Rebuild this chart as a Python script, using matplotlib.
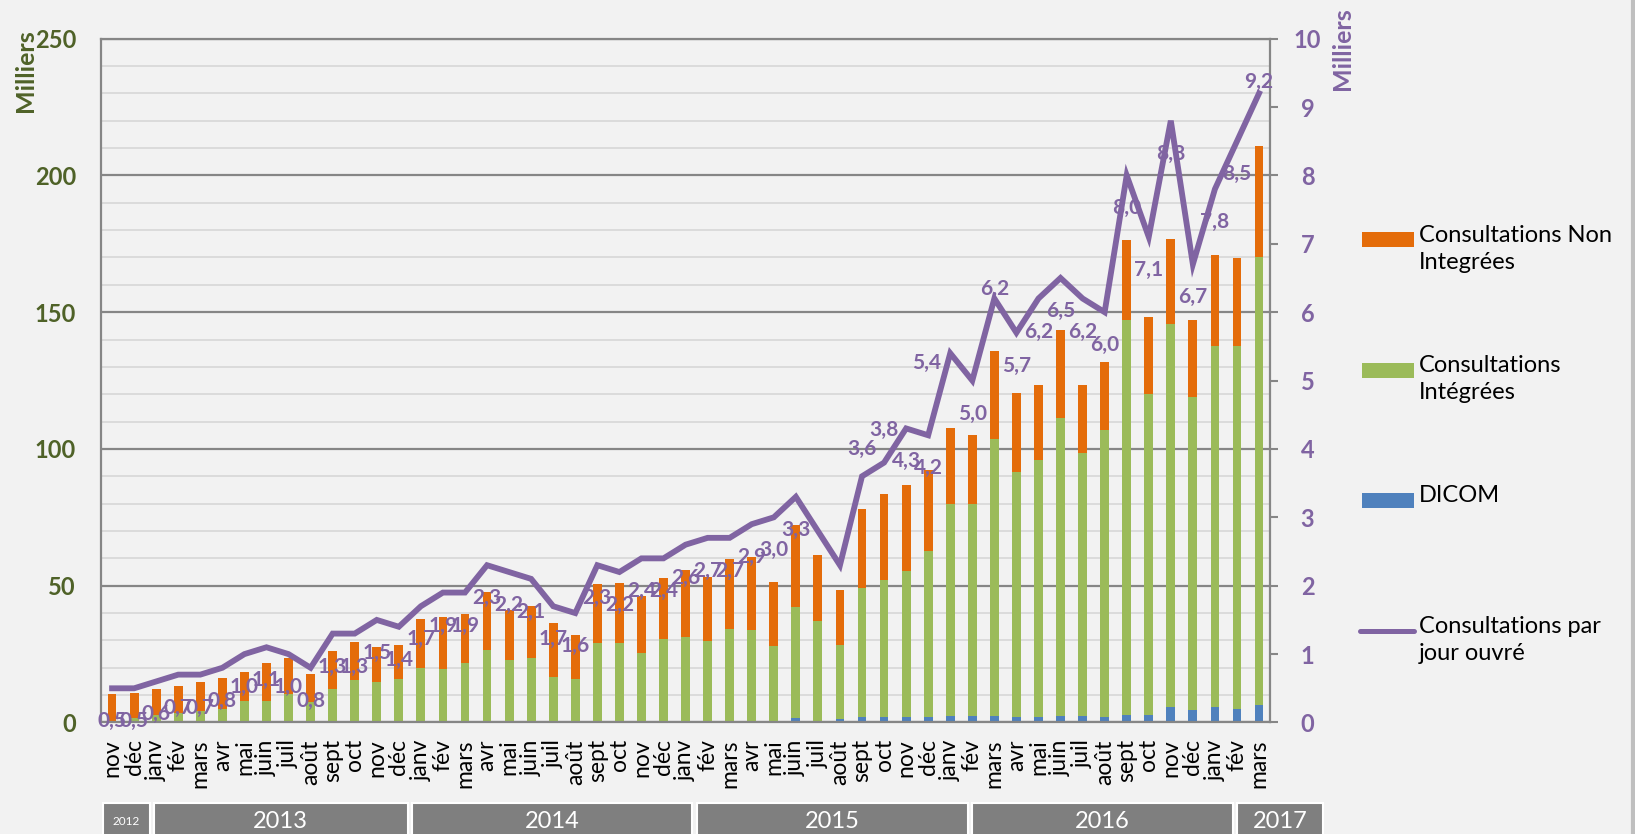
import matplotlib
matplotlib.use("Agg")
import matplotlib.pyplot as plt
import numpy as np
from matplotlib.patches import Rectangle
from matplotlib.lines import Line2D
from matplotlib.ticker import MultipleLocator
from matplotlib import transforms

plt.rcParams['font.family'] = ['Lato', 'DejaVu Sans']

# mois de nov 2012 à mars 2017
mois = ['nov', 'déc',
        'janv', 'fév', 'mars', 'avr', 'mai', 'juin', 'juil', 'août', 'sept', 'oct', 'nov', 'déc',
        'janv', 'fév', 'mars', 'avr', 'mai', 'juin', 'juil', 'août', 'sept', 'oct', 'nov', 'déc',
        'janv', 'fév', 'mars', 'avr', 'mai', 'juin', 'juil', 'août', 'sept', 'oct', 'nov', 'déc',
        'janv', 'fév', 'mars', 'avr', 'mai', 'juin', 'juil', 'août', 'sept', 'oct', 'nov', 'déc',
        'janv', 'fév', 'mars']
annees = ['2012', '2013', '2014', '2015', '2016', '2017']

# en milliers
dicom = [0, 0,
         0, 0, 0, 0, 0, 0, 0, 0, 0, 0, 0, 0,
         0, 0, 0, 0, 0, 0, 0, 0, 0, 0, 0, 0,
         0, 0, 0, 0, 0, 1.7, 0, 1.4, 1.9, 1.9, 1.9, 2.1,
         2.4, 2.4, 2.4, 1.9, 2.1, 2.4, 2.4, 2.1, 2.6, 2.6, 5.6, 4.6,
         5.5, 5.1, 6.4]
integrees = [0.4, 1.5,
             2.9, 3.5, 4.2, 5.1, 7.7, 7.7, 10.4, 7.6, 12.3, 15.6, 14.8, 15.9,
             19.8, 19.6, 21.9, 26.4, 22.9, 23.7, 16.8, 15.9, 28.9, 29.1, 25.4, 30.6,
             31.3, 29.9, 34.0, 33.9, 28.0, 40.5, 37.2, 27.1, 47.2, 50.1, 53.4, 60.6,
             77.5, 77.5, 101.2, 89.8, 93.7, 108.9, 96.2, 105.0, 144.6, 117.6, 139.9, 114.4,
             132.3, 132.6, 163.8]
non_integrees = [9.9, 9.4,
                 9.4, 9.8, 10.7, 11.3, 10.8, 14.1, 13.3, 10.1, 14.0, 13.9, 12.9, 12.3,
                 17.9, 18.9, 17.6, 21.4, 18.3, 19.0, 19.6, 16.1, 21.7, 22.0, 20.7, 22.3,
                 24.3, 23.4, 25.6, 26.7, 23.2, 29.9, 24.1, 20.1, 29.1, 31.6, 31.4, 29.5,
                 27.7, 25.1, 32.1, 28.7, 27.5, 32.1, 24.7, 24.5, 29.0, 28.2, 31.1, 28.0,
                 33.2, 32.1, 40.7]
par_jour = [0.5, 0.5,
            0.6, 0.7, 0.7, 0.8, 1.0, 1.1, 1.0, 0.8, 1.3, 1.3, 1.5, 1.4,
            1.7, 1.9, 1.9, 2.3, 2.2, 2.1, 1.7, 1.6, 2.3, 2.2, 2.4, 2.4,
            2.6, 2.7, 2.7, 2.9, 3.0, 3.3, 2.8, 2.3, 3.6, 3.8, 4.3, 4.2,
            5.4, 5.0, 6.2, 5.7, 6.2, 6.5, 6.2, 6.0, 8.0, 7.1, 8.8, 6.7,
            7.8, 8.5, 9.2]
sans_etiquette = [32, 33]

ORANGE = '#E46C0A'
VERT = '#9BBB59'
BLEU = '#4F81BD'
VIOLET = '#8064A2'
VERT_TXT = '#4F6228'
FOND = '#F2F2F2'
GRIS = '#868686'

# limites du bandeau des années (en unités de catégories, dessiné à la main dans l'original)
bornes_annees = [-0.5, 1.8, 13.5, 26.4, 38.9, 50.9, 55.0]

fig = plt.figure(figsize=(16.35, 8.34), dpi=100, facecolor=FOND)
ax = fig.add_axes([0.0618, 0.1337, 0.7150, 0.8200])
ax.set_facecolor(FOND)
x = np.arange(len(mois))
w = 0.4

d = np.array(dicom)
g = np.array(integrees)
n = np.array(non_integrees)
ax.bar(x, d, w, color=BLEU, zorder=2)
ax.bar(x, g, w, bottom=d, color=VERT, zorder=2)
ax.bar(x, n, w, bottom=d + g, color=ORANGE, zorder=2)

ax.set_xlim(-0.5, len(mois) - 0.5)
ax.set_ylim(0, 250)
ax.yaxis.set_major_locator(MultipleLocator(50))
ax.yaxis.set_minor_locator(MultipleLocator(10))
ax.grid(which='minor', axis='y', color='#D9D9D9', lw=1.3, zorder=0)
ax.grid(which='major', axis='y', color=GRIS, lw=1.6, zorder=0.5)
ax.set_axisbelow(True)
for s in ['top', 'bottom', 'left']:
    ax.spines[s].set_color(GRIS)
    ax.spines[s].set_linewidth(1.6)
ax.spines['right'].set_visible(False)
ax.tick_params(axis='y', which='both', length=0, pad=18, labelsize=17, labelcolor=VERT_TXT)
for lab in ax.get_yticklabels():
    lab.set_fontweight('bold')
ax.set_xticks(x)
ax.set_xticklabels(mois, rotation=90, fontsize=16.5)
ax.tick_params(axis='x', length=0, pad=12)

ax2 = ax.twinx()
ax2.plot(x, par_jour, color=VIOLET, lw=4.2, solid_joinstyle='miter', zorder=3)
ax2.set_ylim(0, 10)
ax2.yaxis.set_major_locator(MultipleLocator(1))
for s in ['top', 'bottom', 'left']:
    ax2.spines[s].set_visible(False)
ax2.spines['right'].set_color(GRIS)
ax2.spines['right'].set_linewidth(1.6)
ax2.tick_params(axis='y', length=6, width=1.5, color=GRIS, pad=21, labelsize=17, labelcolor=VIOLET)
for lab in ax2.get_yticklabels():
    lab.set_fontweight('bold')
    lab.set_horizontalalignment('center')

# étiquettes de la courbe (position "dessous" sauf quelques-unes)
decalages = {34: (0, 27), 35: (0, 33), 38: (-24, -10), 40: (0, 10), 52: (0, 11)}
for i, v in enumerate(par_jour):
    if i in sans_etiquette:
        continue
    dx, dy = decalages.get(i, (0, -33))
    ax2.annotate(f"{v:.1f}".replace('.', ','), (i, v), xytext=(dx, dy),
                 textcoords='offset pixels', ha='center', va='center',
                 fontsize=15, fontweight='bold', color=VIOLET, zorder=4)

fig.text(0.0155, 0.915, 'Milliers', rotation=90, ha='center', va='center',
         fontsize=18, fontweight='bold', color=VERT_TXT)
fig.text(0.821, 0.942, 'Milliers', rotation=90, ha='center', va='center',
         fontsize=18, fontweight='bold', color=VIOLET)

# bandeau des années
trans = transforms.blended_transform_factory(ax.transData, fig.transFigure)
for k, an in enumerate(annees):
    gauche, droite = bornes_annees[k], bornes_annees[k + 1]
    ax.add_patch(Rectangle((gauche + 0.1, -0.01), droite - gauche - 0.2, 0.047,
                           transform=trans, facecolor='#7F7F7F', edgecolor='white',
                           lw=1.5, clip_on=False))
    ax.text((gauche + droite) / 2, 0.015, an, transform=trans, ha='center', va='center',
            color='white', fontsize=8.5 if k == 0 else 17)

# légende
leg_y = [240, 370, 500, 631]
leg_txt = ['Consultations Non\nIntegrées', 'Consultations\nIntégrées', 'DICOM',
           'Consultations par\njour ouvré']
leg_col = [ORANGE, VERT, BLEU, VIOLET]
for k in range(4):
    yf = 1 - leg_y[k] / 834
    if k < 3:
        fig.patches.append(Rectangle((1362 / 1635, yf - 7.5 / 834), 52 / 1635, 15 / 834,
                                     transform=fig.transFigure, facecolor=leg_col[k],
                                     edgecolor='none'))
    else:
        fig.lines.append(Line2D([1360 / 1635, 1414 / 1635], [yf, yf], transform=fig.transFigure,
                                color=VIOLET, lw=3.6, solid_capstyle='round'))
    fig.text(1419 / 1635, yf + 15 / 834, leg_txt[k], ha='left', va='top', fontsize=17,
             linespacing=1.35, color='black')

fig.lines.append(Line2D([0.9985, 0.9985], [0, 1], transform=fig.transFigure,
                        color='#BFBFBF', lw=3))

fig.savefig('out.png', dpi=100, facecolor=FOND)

::::::

Starting with the first line of the data above and ending with the line containing "plt.rcParams['font.family'] = ['Lato', 'DejaVu", please restate every line exactly, leaving images out.

▶ ANSWER FOR THIS EXERCISE:
Rebuild this chart as a Python script, using matplotlib.
import matplotlib
matplotlib.use("Agg")
import matplotlib.pyplot as plt
import numpy as np
from matplotlib.patches import Rectangle
from matplotlib.lines import Line2D
from matplotlib.ticker import MultipleLocator
from matplotlib import transforms

plt.rcParams['font.family'] = ['Lato', 'DejaVu Sans']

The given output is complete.